I’ve got heart! I’m a Royal! I used to teach ninth-graders a short story called “On the Sidewalk Bleeding”, by Evan Hunter. A sixteen-year-old kid in gang colors finds himself on the wrong end of a knife after a party, and you know where we find him as the story opens. He figures he’s fine, he runs through in his mind how it must have happened, and he feels an undeniable pride to know that he has taken one for the team. He is proud to wear his Royals jacket, and he knows that the Guardians have shed his blood because of it. He is proud of his “heart”, that tribal kinship and loyalty and specialness, but as various passersby misunderstand his situation, or understand it so well that they’re too afraid to help him, he feels his life ebbing. He wonders if he’ll ever see his girl again, and he questions his identity. He begins to see that nobody can see him when he’s wearing the gang jacket, and struggles to take it off so that he can just be Andy. To spoil a story you’ll never read anyway, he doesn’t make it, and though his girlfriend pleads for who he was personally, for her young love Andy, the investigating officer just mutters resignedly, “A Royal.” People like you and me don’t usually have our heart and identity challenged so violently. Usually, it’s just a frustrated wife or girlfriend, or maybe even a quiet nagging feeling that there was supposed to be something more to life. Anyway, nothing serious, nothing to look at here, keep moving.

And not so lofty: sometimes we love sport out of brainless one-upsmanship, a brute desire for superiority and domination of others. Michael Jordan’s father James said, “My son doesn’t have a gambling problem. What he does have is a competition problem.” Presumably this was meant to answer critics harping, at the height of his Bulls career, about MJ’s incessant betting and losing (especially on golf courses). Jordan was legendary for breaking (and, sometimes, making) teammates with his incredible work rate and endless need to dominate. His petty, snarling “guess I showed him” list in his Hall of Fame acceptance speech was shocking to many who were only familiar with his athletic elan, with his grinning or elegant advertising persona, but not to those who knew him in the heat of competition. (And as a fan of marriage and a repeat practitioner of it, I can’t help but wonder: what was it like to live with that must-win man as his wife (and ex-wife), as his sons? That OFF switch is hard to find, and it doesn’t always work anyway.) For some theorists, it’s simple: evolution has programmed us to survive, and therefore we – the males, preeminently – are “naturally aggressive”, fundamentally competitive. There is probably some truth to this, although any youth coach knows that most kids need to be taught and trained to be competitive, and even among the world’s basketball elite, Jordan was an outlier for his ferocity. On the other hand, to muck through the reader responses on a sports website is to see “my Dad’s better than your Dad” over and over again. If ever I feel a need for discouragement, an excellent way is to read grown men sniping and snarking and ridiculing each other’s love interests, be it for a team or an individual icon. It’s nauseating (except when it makes me feel superior!). What a worldwide web we weave.

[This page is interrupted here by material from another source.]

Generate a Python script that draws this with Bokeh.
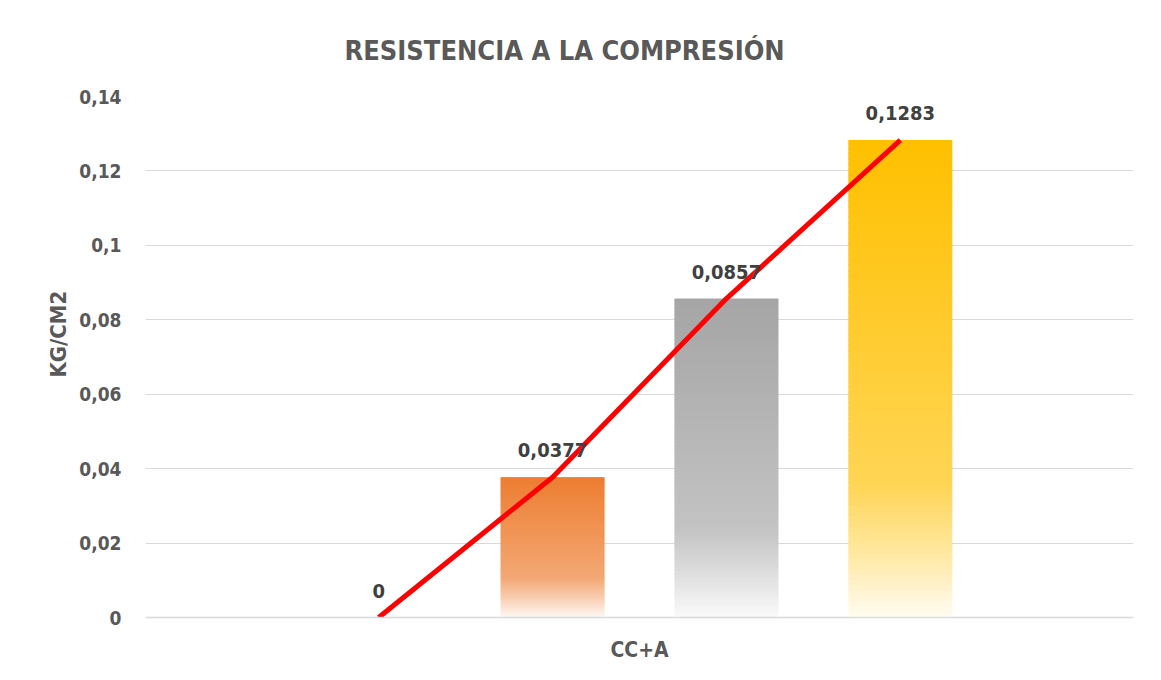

And there’s more, lots more, if we want to understand and answer The Sports Guy’s basic question: why do I care SO MUCH? We can talk about Jung, the collective unconscious and male archetypes. We can describe sports as the closest that many of us can come to spirituality in a materialistic world. In the end, we all have to try to understand for ourselves this web of emotion and attachment, and ask perhaps an even more basic question: is this healthy? Does it make me a better man? Does it add flavor to my citizenship? Is it any damned GOOD? While we’re knowing and loving more and more about the gifted, usually one-dimensional men who play children’s games for fame and cash and membership in among the rarest of clubs, are we fooling ourselves that by doing so we are really sharing in their greatness? One theme that Simmons returns to often is the divide between athletes and the fans who love (and hate) them, who admire their rise (and resent them for it), who stubbornly maintain images of their essential goodness (and react with disgust when they betray less than Olympian morals). They don’t feel the way we do about sport, Simmons has written. While fans establish remote but vividly emotional relationships with athletes or with teams – “cheering for laundry”, as Jerry Seinfeld dismissively put it – the players, all the more so as sport becomes an economic beast, remember that “it’s a business”. Chris Jones wrote last fall in Grantland about “the most overused word in sports”: WE. He argued that our enjoyment of sports should always be based, if it is to be rational, on a certain distance, a distinct they-ness about our perspective.

Yeah, we did it!

WE? What are you talking about? Did you sweat, train, sacrifice? You didn’t do anything!

They’re my guys! I’ve got the home, the away, the commemorative jersey. Ever since I was a kid, I lived and died with this team!

But they don’t even know or care who you are. It has nothing to DO with you, man!

And so on. It’s Star Wars of the emotional and ethical kind, playing out the battle between our fantasy team and all the others. If I was a more pun-friendly guy, I might even call it The Fandom Menace.

So, this was my answer to Bill Simmons. These are some of the things I’ve thought about for years, but if I’m going to be honest, I haven’t even answered the question for myself, let alone for anybody else. It’s all about the heart of a slightly crazed, warrior wannabe, hoping-to-be-noble beast called The Modern Male, and no number of explanations will ever completely explain that deep and deeply contradictory place. But I tried.